Title: Second-order Methods for Nonconvex Optimization with Complexity Guarantees
Abstract: Widely used algorithms for smooth nonconvex optmization problems - unconstrained, bound-constrained, and general equality-constrained -
can be modified slightly to ensure that approximate first- and second-order optimal points are found, with complexity guarantees that depend on the desired accuracy. We discuss methods constructed from Newton's method, conjugate gradients, randomized Lanczos, trust-region frameworks, log-barrier, and augmented Lagrangians. We derive upper bounds on various measures of complexity in terms of the tolerances required. Our methods use Hessian information only in the form of Hessian-vector products - an operation that does not require the Hessian itself to be evaluated or stored explicitly.
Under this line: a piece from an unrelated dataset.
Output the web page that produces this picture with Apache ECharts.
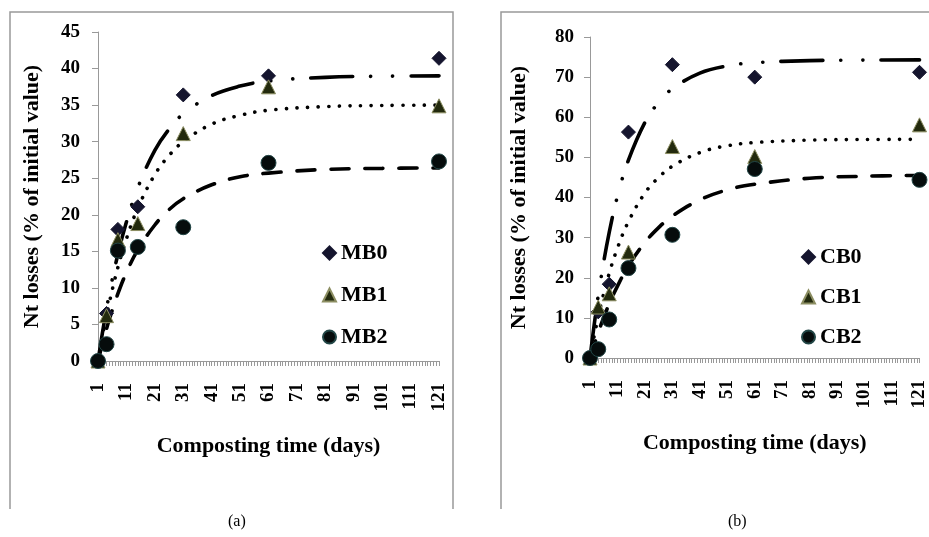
<!DOCTYPE html>
<html>
<head>
<meta charset="utf-8">
<script src="https://cdn.jsdelivr.net/npm/echarts@6/dist/echarts.min.js"></script>
<style>
  html, body { margin: 0; padding: 0; background: #fff; }
  #chart { width: 929px; height: 537px; }
</style>
</head>
<body>
<div id="chart"></div>
<script>
// sampling days (x positions on the 1..121 axis)
var days = [1, 4, 8, 15, 31, 61, 121];

// panel (a)
var mb0 = [0, 6.5, 18.0, 21.1, 36.4, 39.0, 41.4];
var mb1 = [0, 6.2, 16.6, 18.8, 31.1, 37.5, 34.9];
var mb2 = [0, 2.3, 15.1, 15.6, 18.3, 27.1, 27.3];

// panel (b)
var cb0 = [0, 11.5, 18.4, 56.3, 73.1, 70.0, 71.2];
var cb1 = [0, 12.7, 16.0, 26.4, 52.7, 50.2, 58.1];
var cb2 = [0, 2.2, 9.6, 22.4, 30.7, 47.1, 44.4];

// trend curves
var fitDays = [1, 3, 5, 8, 11, 15, 21, 26, 31, 41, 51, 61, 81, 101, 121];
var mb0Fit = [0, 4.9, 9.2, 14.6, 19.0, 23.7, 28.8, 31.7, 33.8, 36.3, 37.6, 38.3, 38.8, 38.95, 39.0];
var mb1Fit = [0, 4.3, 8.0, 12.8, 16.7, 20.9, 25.5, 28.1, 30.0, 32.4, 33.6, 34.3, 34.8, 34.95, 35.0];
var mb2Fit = [0, 3.0, 5.7, 9.2, 12.1, 15.2, 18.6, 20.7, 22.2, 24.1, 25.2, 25.7, 26.2, 26.35, 26.4];
var cb0Fit = [0, 10.7, 19.9, 31.3, 40.3, 49.3, 58.7, 63.7, 67.1, 71.0, 72.8, 73.6, 74.1, 74.25, 74.3];
var cb1Fit = [0, 7.1, 13.3, 21.1, 27.4, 34.0, 41.1, 45.0, 47.8, 51.2, 52.9, 53.7, 54.3, 54.45, 54.5];
var cb2Fit = [0, 4.3, 8.3, 13.5, 17.9, 23.0, 28.8, 32.5, 35.4, 39.4, 41.9, 43.3, 44.8, 45.3, 45.5];

var xTitle = 'Composting time (days)';
var yTitle = 'Nt losses (% of initial value)';

var font = 'Liberation Serif';
var pair = function (xs, ys) { return xs.map(function (x, i) { return [x, ys[i]]; }); };

var dashDotDot = [42, 18, 0.1, 22, 0.1, 18];
var dotted = [0.1, 10.5];
var dashed = [18, 16];

function xAxis(grid) {
  return {
    type: 'value', gridIndex: grid, min: 1, max: 121, interval: 10,
    name: xTitle, nameLocation: 'middle', nameGap: 74,
    nameTextStyle: { fontFamily: font, fontWeight: 'bold', fontSize: 22, color: '#000' },
    axisLine: { lineStyle: { color: '#999', width: 1 } },
    axisTick: { show: true, length: 5, lineStyle: { color: '#999' } },
    minorTick: { show: true, splitNumber: 10, length: 5, lineStyle: { color: '#999' } },
    splitLine: { show: false },
    axisLabel: { rotate: 90, margin: 22, fontFamily: font, fontWeight: 'bold', fontSize: 19, color: '#000' }
  };
}
function yAxis(grid, max, step, margin, gap) {
  return {
    type: 'value', gridIndex: grid, min: 0, max: max, interval: step,
    name: yTitle, nameLocation: 'middle', nameGap: gap,
    nameTextStyle: { fontFamily: font, fontWeight: 'bold', fontSize: 22, color: '#000' },
    axisLine: { show: true, lineStyle: { color: '#999', width: 1 } },
    axisTick: { show: true, length: 6, lineStyle: { color: '#999' } },
    splitLine: { show: false },
    axisLabel: { margin: margin, fontFamily: font, fontWeight: 'bold', fontSize: 19, color: '#000' }
  };
}
function fit(name, grid, data, type) {
  return {
    name: name, type: 'line', xAxisIndex: grid, yAxisIndex: grid, data: data,
    smooth: 0.4, showSymbol: false, silent: true, z: 2,
    lineStyle: { color: '#000', width: 3.6, type: type, cap: 'round' }
  };
}
function pts(name, grid, data, symbol, size, fill, border) {
  return {
    name: name, type: 'scatter', xAxisIndex: grid, yAxisIndex: grid, data: data,
    symbol: symbol, symbolSize: size, z: 3,
    itemStyle: { color: fill, borderColor: border, borderWidth: 1, opacity: 1 }
  };
}
function legend(names, left, top, gap) {
  return {
    data: names, orient: 'vertical', left: left, top: top, itemGap: gap,
    itemWidth: 13, itemHeight: 13, itemTextGap: 3,
    textStyle: { fontFamily: font, fontWeight: 'bold', fontSize: 22, color: '#000', lineHeight: 24 }
  };
}

var dom = document.getElementById('chart');
var myChart = echarts.init(dom, null, { renderer: 'canvas' });

var option = {
  animation: false,
  backgroundColor: '#fff',
  grid: [
    { left: 98, top: 32, width: 341, height: 329 },
    { left: 590, top: 37, width: 335, height: 321 }
  ],
  xAxis: [xAxis(0), xAxis(1)],
  yAxis: [yAxis(0, 45, 5, 18, 55), yAxis(1, 80, 10, 16, 60)],
  legend: [
    legend(['MB0', 'MB1', 'MB2'], 317, 236, 18),
    legend(['CB0', 'CB1', 'CB2'], 796, 240, 16)
  ],
  graphic: [
    { type: 'polyline', shape: { points: [[10, 509], [10, 12], [453, 12], [453, 509]] },
      style: { fill: null, stroke: '#999', lineWidth: 1.5 } },
    { type: 'polyline', shape: { points: [[501, 509], [501, 12], [940, 12]] },
      style: { fill: null, stroke: '#999', lineWidth: 1.5 } },
    { type: 'text', left: 228, top: 514, style: { text: '(a)', font: '16px "Liberation Serif"', fill: '#000' } },
    { type: 'text', left: 728, top: 514, style: { text: '(b)', font: '16px "Liberation Serif"', fill: '#000' } }
  ],
  series: [
    fit('MB0 fit', 0, pair(fitDays, mb0Fit), dashDotDot),
    fit('MB1 fit', 0, pair(fitDays, mb1Fit), dotted),
    fit('MB2 fit', 0, pair(fitDays, mb2Fit), dashed),
    fit('CB0 fit', 1, pair(fitDays, cb0Fit), dashDotDot),
    fit('CB1 fit', 1, pair(fitDays, cb1Fit), dotted),
    fit('CB2 fit', 1, pair(fitDays, cb2Fit), dashed),
    pts('MB0', 0, pair(days, mb0), 'diamond', 14, '#15152e', '#15152e'),
    pts('MB1', 0, pair(days, mb1), 'triangle', 14, '#232a0e', '#8c8e62'),
    pts('MB2', 0, pair(days, mb2), 'circle', 15, '#060c0c', '#224646'),
    pts('CB0', 1, pair(days, cb0), 'diamond', 14, '#15152e', '#15152e'),
    pts('CB1', 1, pair(days, cb1), 'triangle', 14, '#232a0e', '#8c8e62'),
    pts('CB2', 1, pair(days, cb2), 'circle', 15, '#060c0c', '#224646')
  ]
};

if (option && typeof option === 'object') {
  myChart.setOption(option);
}
window.addEventListener('resize', myChart.resize);
</script>
</body>
</html>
Bio: Stephen J. Wright holds the George B. Dantzig Professorship, the Sheldon Lubar Chair, and the Amar and Balinder Sohi Professorship of Computer Sciences at the University of Wisconsin-Madison. His research is in computational optimization and its applications to data science and many other areas of science and engineering. Prior to joining UW-Madison in 2001, Wright held positions at North Carolina State University (1986-90), Argonne National Laboratory (1990-2001), and the University of Chicago (2000-2001). He has served as Chair of the Mathematical Optimization Society (2007-2010) and as a Trustee of SIAM for the maximum three terms (2005-2014). He is a Fellow of SIAM. In 2014, he won the W.R.G. Baker Award from IEEE for best paper in an IEEE archival publication during the three years 2009-2011.
Prof. Wright is the author / coauthor of widely used text and reference books in optimization including "Primal Dual Interior-Point Methods" and "Numerical Optimization". He has published widely on optimization theory, algorithms, software, and applications.
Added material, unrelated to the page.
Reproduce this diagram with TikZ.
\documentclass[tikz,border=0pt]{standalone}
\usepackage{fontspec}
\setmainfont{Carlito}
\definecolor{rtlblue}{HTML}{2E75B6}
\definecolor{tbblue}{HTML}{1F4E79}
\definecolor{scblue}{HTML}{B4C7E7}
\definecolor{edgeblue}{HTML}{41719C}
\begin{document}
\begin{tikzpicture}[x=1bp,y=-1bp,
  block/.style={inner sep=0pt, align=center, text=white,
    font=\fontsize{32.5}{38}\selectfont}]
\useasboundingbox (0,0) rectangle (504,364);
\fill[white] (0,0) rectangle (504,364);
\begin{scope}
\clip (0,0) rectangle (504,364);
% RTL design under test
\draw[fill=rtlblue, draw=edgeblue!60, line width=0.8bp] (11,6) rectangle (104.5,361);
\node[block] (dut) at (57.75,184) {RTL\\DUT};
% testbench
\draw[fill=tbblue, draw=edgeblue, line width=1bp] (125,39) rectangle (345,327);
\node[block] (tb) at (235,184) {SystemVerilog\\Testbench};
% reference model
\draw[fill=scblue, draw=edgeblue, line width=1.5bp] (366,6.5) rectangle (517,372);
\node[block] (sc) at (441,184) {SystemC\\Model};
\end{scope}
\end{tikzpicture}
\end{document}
Prof. Wright served from 2014-2019 as Editor-in-Chief of the SIAM Journal on Optimization and previously served as Editor-in-Chief of Mathematical Programming Series B. He has also served as Associate Editor of Mathematical Programming Series A, SIAM Review, SIAM Journal on Scientific Computing, and several other journals and book series.
After the presentation, there will be a short time for discussion and questions afterwards.